An electrical discharge machining (EDM) process is one of the fully-developed methods and is also one of the most frequently used methods for mold manufacturing at present. During implementing the EDM process, a machining fluid is an indispensable media for duly implementing the EDM process. The main function of the machining fluid is to be an insulation among electrodes and work pieces and to carry away produced debris and to reduce the temperature of work pieces during the EDM process. But after machining by the EDM process, a lot of craters and micro-cracks are consequently formed on the surface of the work pieces due to the thermal impacts from sparks occurring during discharging period of the EDM process, or a recast layer that is also termed as a white layer will be formed on the machined surface since the melted surface of the work piece will be rapidly cooled down after discharging. These factors all render the machined surface of the work piece scarred and the surface roughness thereof will therefore become poor. Thus, the machined mold has still to be further polished after EDM process, in order to deal with the cracks and micro-cracks thereon.

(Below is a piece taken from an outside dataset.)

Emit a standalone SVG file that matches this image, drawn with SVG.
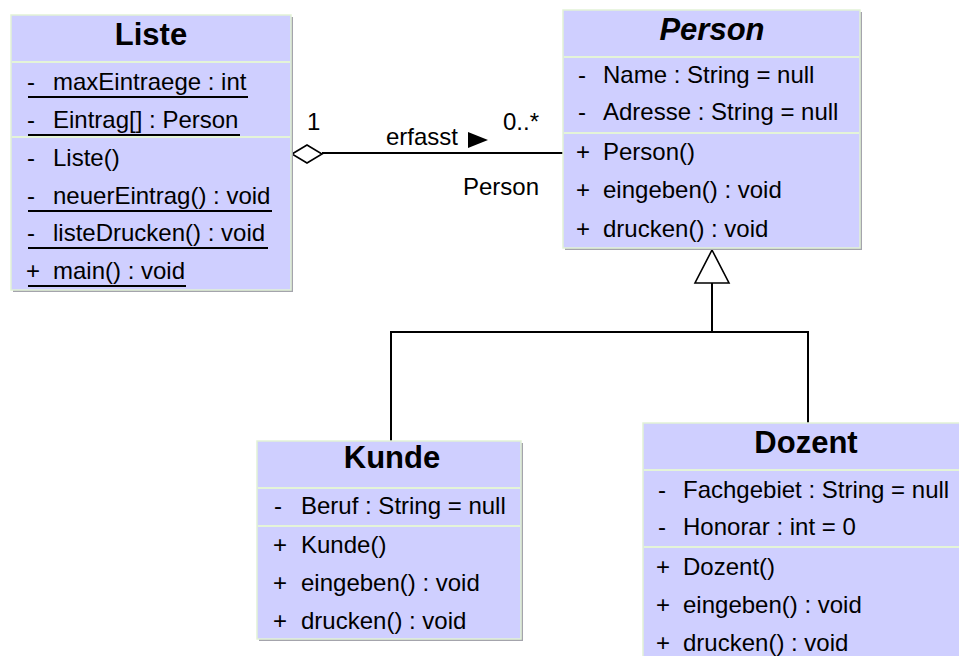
<svg xmlns="http://www.w3.org/2000/svg" width="959" height="656" viewBox="0 0 959 656">
<style>
  .shadow { fill: #a4a4ac; }
  .box { fill: #cfcfff; stroke: #e2f2d6; stroke-width: 1.5; }
  .div { stroke: #e4f4d8; stroke-width: 2; }
  .title { font-family: "Liberation Sans", Arial, sans-serif; font-size: 31px; font-weight: bold; fill: #000; text-anchor: middle; }
  .abs { font-style: italic; }
  .row { font-family: "Liberation Sans", Arial, sans-serif; font-size: 24px; fill: #000; }
  .ul { stroke: #000; stroke-width: 2; }
  .line { stroke: #000; stroke-width: 2; fill: none; }
  .hollow { fill: #fff; stroke: #000; stroke-width: 1.6; }
  .lbl { font-family: "Liberation Sans", Arial, sans-serif; font-size: 24px; fill: #000; }
</style>
<rect width="959" height="656" fill="#ffffff"/>

<g id="connectors">
  <line class="line" x1="322" y1="153" x2="563" y2="153"/>
  <polygon class="hollow" points="292,154 307,145 322,154 307,163"/>
  <text class="lbl" x="307" y="130">1</text>
  <text class="lbl" x="386" y="145">erfasst</text>
  <polygon points="468,132 488,140 468,148" fill="#000"/>
  <text class="lbl" x="503" y="130">0..*</text>
  <text class="lbl" x="463" y="195">Person</text>

  <polyline class="line" points="391,441 391,332 808,332 808,423"/>
  <line class="line" x1="712" y1="283" x2="712" y2="332"/>
  <polygon class="hollow" points="712,250 729,283 695,283"/>
</g>

<g id="Liste">
  <rect class="shadow" x="13" y="17" width="280" height="275"/>
  <rect class="box" x="11" y="15" width="280" height="275"/>
  <line class="div" x1="12" y1="62" x2="290" y2="62"/>
  <line class="div" x1="12" y1="137" x2="290" y2="137"/>
  <text class="title" x="151" y="45">Liste</text>
  <text class="row" x="27" y="90">-</text><text class="row" x="53" y="90">maxEintraege : int</text>
  <line class="ul" x1="28" y1="97" x2="248" y2="97"/>
  <text class="row" x="27" y="128">-</text><text class="row" x="53" y="128">Eintrag[] : Person</text>
  <line class="ul" x1="28" y1="135" x2="240" y2="135"/>
  <text class="row" x="27" y="166">-</text><text class="row" x="53" y="166">Liste()</text>
  <text class="row" x="27" y="204">-</text><text class="row" x="53" y="204">neuerEintrag() : void</text>
  <line class="ul" x1="28" y1="211" x2="272" y2="211"/>
  <text class="row" x="27" y="241">-</text><text class="row" x="53" y="241">listeDrucken() : void</text>
  <line class="ul" x1="28" y1="248" x2="268" y2="248"/>
  <text class="row" x="26" y="279">+</text><text class="row" x="53" y="279">main() : void</text>
  <line class="ul" x1="28" y1="286" x2="186" y2="286"/>
</g>

<g id="Person">
  <rect class="shadow" x="565" y="12" width="297" height="238"/>
  <rect class="box" x="563" y="10" width="297" height="238"/>
  <line class="div" x1="564" y1="57" x2="859" y2="57"/>
  <line class="div" x1="564" y1="133" x2="859" y2="133"/>
  <text class="title abs" x="712" y="40">Person</text>
  <text class="row" x="578" y="83">-</text><text class="row" x="603" y="83">Name : String = null</text>
  <text class="row" x="578" y="120">-</text><text class="row" x="603" y="120">Adresse : String = null</text>
  <text class="row" x="576" y="160">+</text><text class="row" x="603" y="160">Person()</text>
  <text class="row" x="576" y="198">+</text><text class="row" x="603" y="198">eingeben() : void</text>
  <text class="row" x="576" y="237">+</text><text class="row" x="603" y="237">drucken() : void</text>
</g>

<g id="Kunde">
  <rect class="shadow" x="259" y="443" width="264" height="198"/>
  <rect class="box" x="257" y="441" width="264" height="198"/>
  <line class="div" x1="258" y1="488" x2="520" y2="488"/>
  <line class="div" x1="258" y1="526" x2="520" y2="526"/>
  <text class="title" x="392" y="468">Kunde</text>
  <text class="row" x="274" y="514">-</text><text class="row" x="301" y="514">Beruf : String = null</text>
  <text class="row" x="273" y="553">+</text><text class="row" x="301" y="553">Kunde()</text>
  <text class="row" x="273" y="591">+</text><text class="row" x="301" y="591">eingeben() : void</text>
  <text class="row" x="273" y="629">+</text><text class="row" x="301" y="629">drucken() : void</text>
</g>

<g id="Dozent">
  <rect class="shadow" x="645" y="425" width="330" height="250"/>
  <rect class="box" x="643" y="423" width="330" height="250"/>
  <line class="div" x1="644" y1="470" x2="972" y2="470"/>
  <line class="div" x1="644" y1="547" x2="972" y2="547"/>
  <text class="title" x="806" y="453">Dozent</text>
  <text class="row" x="658" y="498">-</text><text class="row" x="683" y="498">Fachgebiet : String = null</text>
  <text class="row" x="658" y="535">-</text><text class="row" x="683" y="535">Honorar : int = 0</text>
  <text class="row" x="656" y="575">+</text><text class="row" x="683" y="575">Dozent()</text>
  <text class="row" x="656" y="613">+</text><text class="row" x="683" y="613">eingeben() : void</text>
  <text class="row" x="656" y="651">+</text><text class="row" x="683" y="651">drucken() : void</text>
</g>
</svg>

In order to improve the surface machined by EDM process, some scholars try to apply a machining fluid mixed with various types of powders to add into the conventional EDM process, for example, adding aluminum powders, chromium powders, silica powders or aluminum oxide powders etc. Some researches propose to involve a polishing process after the conventional EDM process is finished as being an electrical discharge machining-polishing (EDMP) process. An electro-rheological fluid (ERF) is adopt as a machining fluid in EDMP process.
Please refer to
The actuator 12 is used for actuating the electrode 15 to proceed the symmetrical rotation, whereby the first and the second conductors are actuated such that the first and the second conductors are in a relative motion with respect to each other. In the period that the work-piece 14 and the electrodes 15 are in a relative motion with respect to each other, the magnitude of the voltage difference is controlled by the control circuit 105 in accordance with the demands, and collaterally the magnitude of the electrical field therebetween is varied. In most occasions, the variation of the magnitude of the electrical field is regularly alternated by increasing and decreasing the voltage difference. That is, the voltage difference would be regularly increased and decreased by a specified frequency scheme whereby the regular variation of the intensity of the electrical field is formed. More information revealing the technology of EDMP process is with reference to the patent application documents of US publication number US2008/0000584A1.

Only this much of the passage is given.